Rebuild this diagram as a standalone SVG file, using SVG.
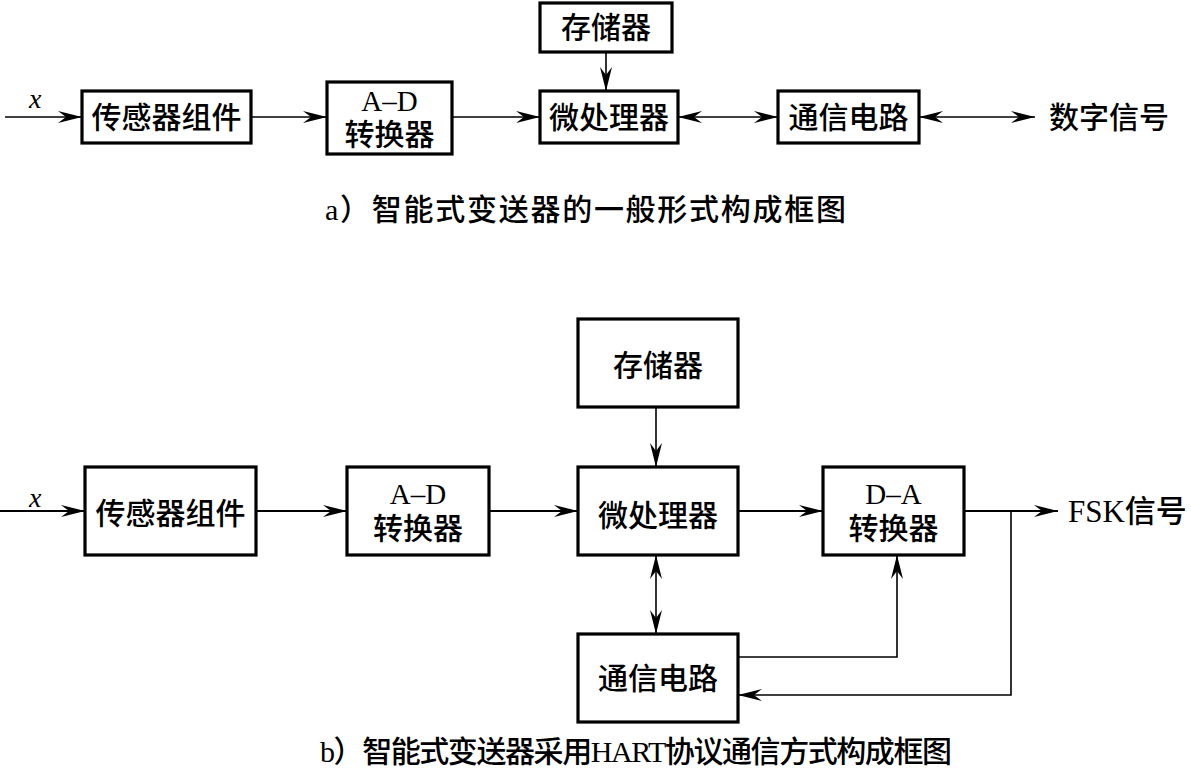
<svg xmlns="http://www.w3.org/2000/svg" width="1191" height="771" viewBox="0 0 1191 771">
<style>
.box{fill:#fff;stroke:#000;stroke-width:3.2}
.cn{fill:none;stroke:#000;stroke-width:1.6}
.cn2{fill:none;stroke:#000;stroke-width:2}
.t{font-family:"Liberation Serif","Noto Sans CJK SC",serif;font-size:30px;font-weight:500;fill:#000;text-anchor:middle;dominant-baseline:central}
.lt{font-family:"Liberation Serif","Noto Sans CJK SC",serif;font-size:29px;fill:#000;text-anchor:middle;dominant-baseline:central}
.cap{font-family:"Liberation Serif","Noto Sans CJK SC",serif;font-size:30px;font-weight:500;fill:#000}
.x{font-family:"Liberation Serif",serif;font-style:italic;font-size:28px;fill:#000}
</style>
<defs>
<marker id="ah" viewBox="-26 -7 27 14" refX="0" refY="0" markerWidth="27" markerHeight="14" markerUnits="userSpaceOnUse" orient="auto-start-reverse">
<path d="M0,0 L-24,-6 L-16,0 L-24,6 Z" fill="#000"/>
</marker>
</defs>
<rect width="1191" height="771" fill="#fff"/>

<g id="connectors-a">
<line class="cn" x1="5" y1="117" x2="82" y2="117" marker-end="url(#ah)"/>
<line class="cn" x1="251" y1="117" x2="327" y2="117" marker-end="url(#ah)"/>
<line class="cn" x1="452" y1="117" x2="540" y2="117" marker-end="url(#ah)"/>
<line class="cn" x1="606" y1="52" x2="606" y2="91" marker-end="url(#ah)"/>
<line class="cn" x1="678" y1="117" x2="778" y2="117" marker-start="url(#ah)" marker-end="url(#ah)"/>
<line class="cn" x1="919" y1="117" x2="1035" y2="117" marker-start="url(#ah)" marker-end="url(#ah)"/>
</g>
<text class="x" x="29" y="108">x</text>

<g id="a-sensor"><rect class="box" x="82" y="91" width="169" height="52"/><text class="t" x="166.5" y="117">传感器组件</text></g>
<g id="a-ad"><rect class="box" x="327" y="82" width="125" height="72"/><text class="lt" x="389.5" y="101">A–D</text><text class="t" x="389.5" y="134">转换器</text></g>
<g id="a-mem"><rect class="box" x="540" y="3" width="132" height="49"/><text class="t" x="606" y="27">存储器</text></g>
<g id="a-cpu"><rect class="box" x="540" y="91" width="138" height="52"/><text class="t" x="609" y="117">微处理器</text></g>
<g id="a-comm"><rect class="box" x="778" y="91" width="141" height="52"/><text class="t" x="848.5" y="117">通信电路</text></g>
<text class="t" x="1109" y="117">数字信号</text>
<text class="cap" x="325" y="220" textLength="521" lengthAdjust="spacing">a）智能式变送器的一般形式构成框图</text>

<g id="connectors-b">
<line class="cn2" x1="0" y1="511" x2="85" y2="511" marker-end="url(#ah)"/>
<line class="cn2" x1="256" y1="511" x2="347" y2="511" marker-end="url(#ah)"/>
<line class="cn2" x1="489" y1="511" x2="578" y2="511" marker-end="url(#ah)"/>
<line class="cn2" x1="738" y1="511" x2="823" y2="511" marker-end="url(#ah)"/>
<line class="cn2" x1="964" y1="511" x2="1058" y2="511" marker-end="url(#ah)"/>
<line class="cn" x1="656" y1="407" x2="656" y2="467" marker-end="url(#ah)"/>
<line class="cn" x1="656" y1="555" x2="656" y2="634" marker-start="url(#ah)" marker-end="url(#ah)"/>
<polyline class="cn" points="738,657 897,657 897,555" marker-end="url(#ah)"/>
<polyline class="cn" points="1011,511 1011,695 738,695" marker-end="url(#ah)"/>
</g>
<text class="x" x="29" y="507">x</text>

<g id="b-sensor"><rect class="box" x="85" y="467" width="171" height="88"/><text class="t" x="170.5" y="513">传感器组件</text></g>
<g id="b-ad"><rect class="box" x="347" y="467" width="142" height="88"/><text class="lt" x="418" y="494">A–D</text><text class="t" x="418" y="528">转换器</text></g>
<g id="b-mem"><rect class="box" x="578" y="319" width="160" height="88"/><text class="t" x="658" y="365">存储器</text></g>
<g id="b-cpu"><rect class="box" x="578" y="467" width="160" height="88"/><text class="t" x="658" y="515">微处理器</text></g>
<g id="b-da"><rect class="box" x="823" y="467" width="141" height="88"/><text class="lt" x="893.5" y="494">D–A</text><text class="t" x="893.5" y="528">转换器</text></g>
<g id="b-comm"><rect class="box" x="578" y="634" width="160" height="88"/><text class="t" x="658" y="678">通信电路</text></g>
<text class="t" x="1068" y="511" style="text-anchor:start;font-size:31px">FSK信号</text>
<text class="cap" x="320" y="762" textLength="632" lengthAdjust="spacing">b）智能式变送器采用HART协议通信方式构成框图</text>
</svg>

┄┄┄┄┄┄

WHAT YOU ARE ASKED TO DO: Copy out all the data without changing anything, and drop the pictures.

THE COMPLETED TASK:
Rebuild this diagram as a standalone SVG file, using SVG.
<svg xmlns="http://www.w3.org/2000/svg" width="1191" height="771" viewBox="0 0 1191 771">
<style>
.box{fill:#fff;stroke:#000;stroke-width:3.2}
.cn{fill:none;stroke:#000;stroke-width:1.6}
.cn2{fill:none;stroke:#000;stroke-width:2}
.t{font-family:"Liberation Serif","Noto Sans CJK SC",serif;font-size:30px;font-weight:500;fill:#000;text-anchor:middle;dominant-baseline:central}
.lt{font-family:"Liberation Serif","Noto Sans CJK SC",serif;font-size:29px;fill:#000;text-anchor:middle;dominant-baseline:central}
.cap{font-family:"Liberation Serif","Noto Sans CJK SC",serif;font-size:30px;font-weight:500;fill:#000}
.x{font-family:"Liberation Serif",serif;font-style:italic;font-size:28px;fill:#000}
</style>
<defs>
<marker id="ah" viewBox="-26 -7 27 14" refX="0" refY="0" markerWidth="27" markerHeight="14" markerUnits="userSpaceOnUse" orient="auto-start-reverse">
<path d="M0,0 L-24,-6 L-16,0 L-24,6 Z" fill="#000"/>
</marker>
</defs>
<rect width="1191" height="771" fill="#fff"/>

<g id="connectors-a">
<line class="cn" x1="5" y1="117" x2="82" y2="117" marker-end="url(#ah)"/>
<line class="cn" x1="251" y1="117" x2="327" y2="117" marker-end="url(#ah)"/>
<line class="cn" x1="452" y1="117" x2="540" y2="117" marker-end="url(#ah)"/>
<line class="cn" x1="606" y1="52" x2="606" y2="91" marker-end="url(#ah)"/>
<line class="cn" x1="678" y1="117" x2="778" y2="117" marker-start="url(#ah)" marker-end="url(#ah)"/>
<line class="cn" x1="919" y1="117" x2="1035" y2="117" marker-start="url(#ah)" marker-end="url(#ah)"/>
</g>
<text class="x" x="29" y="108">x</text>

<g id="a-sensor"><rect class="box" x="82" y="91" width="169" height="52"/><text class="t" x="166.5" y="117">传感器组件</text></g>
<g id="a-ad"><rect class="box" x="327" y="82" width="125" height="72"/><text class="lt" x="389.5" y="101">A–D</text><text class="t" x="389.5" y="134">转换器</text></g>
<g id="a-mem"><rect class="box" x="540" y="3" width="132" height="49"/><text class="t" x="606" y="27">存储器</text></g>
<g id="a-cpu"><rect class="box" x="540" y="91" width="138" height="52"/><text class="t" x="609" y="117">微处理器</text></g>
<g id="a-comm"><rect class="box" x="778" y="91" width="141" height="52"/><text class="t" x="848.5" y="117">通信电路</text></g>
<text class="t" x="1109" y="117">数字信号</text>
<text class="cap" x="325" y="220" textLength="521" lengthAdjust="spacing">a）智能式变送器的一般形式构成框图</text>

<g id="connectors-b">
<line class="cn2" x1="0" y1="511" x2="85" y2="511" marker-end="url(#ah)"/>
<line class="cn2" x1="256" y1="511" x2="347" y2="511" marker-end="url(#ah)"/>
<line class="cn2" x1="489" y1="511" x2="578" y2="511" marker-end="url(#ah)"/>
<line class="cn2" x1="738" y1="511" x2="823" y2="511" marker-end="url(#ah)"/>
<line class="cn2" x1="964" y1="511" x2="1058" y2="511" marker-end="url(#ah)"/>
<line class="cn" x1="656" y1="407" x2="656" y2="467" marker-end="url(#ah)"/>
<line class="cn" x1="656" y1="555" x2="656" y2="634" marker-start="url(#ah)" marker-end="url(#ah)"/>
<polyline class="cn" points="738,657 897,657 897,555" marker-end="url(#ah)"/>
<polyline class="cn" points="1011,511 1011,695 738,695" marker-end="url(#ah)"/>
</g>
<text class="x" x="29" y="507">x</text>

<g id="b-sensor"><rect class="box" x="85" y="467" width="171" height="88"/><text class="t" x="170.5" y="513">传感器组件</text></g>
<g id="b-ad"><rect class="box" x="347" y="467" width="142" height="88"/><text class="lt" x="418" y="494">A–D</text><text class="t" x="418" y="528">转换器</text></g>
<g id="b-mem"><rect class="box" x="578" y="319" width="160" height="88"/><text class="t" x="658" y="365">存储器</text></g>
<g id="b-cpu"><rect class="box" x="578" y="467" width="160" height="88"/><text class="t" x="658" y="515">微处理器</text></g>
<g id="b-da"><rect class="box" x="823" y="467" width="141" height="88"/><text class="lt" x="893.5" y="494">D–A</text><text class="t" x="893.5" y="528">转换器</text></g>
<g id="b-comm"><rect class="box" x="578" y="634" width="160" height="88"/><text class="t" x="658" y="678">通信电路</text></g>
<text class="t" x="1068" y="511" style="text-anchor:start;font-size:31px">FSK信号</text>
<text class="cap" x="320" y="762" textLength="632" lengthAdjust="spacing">b）智能式变送器采用HART协议通信方式构成框图</text>
</svg>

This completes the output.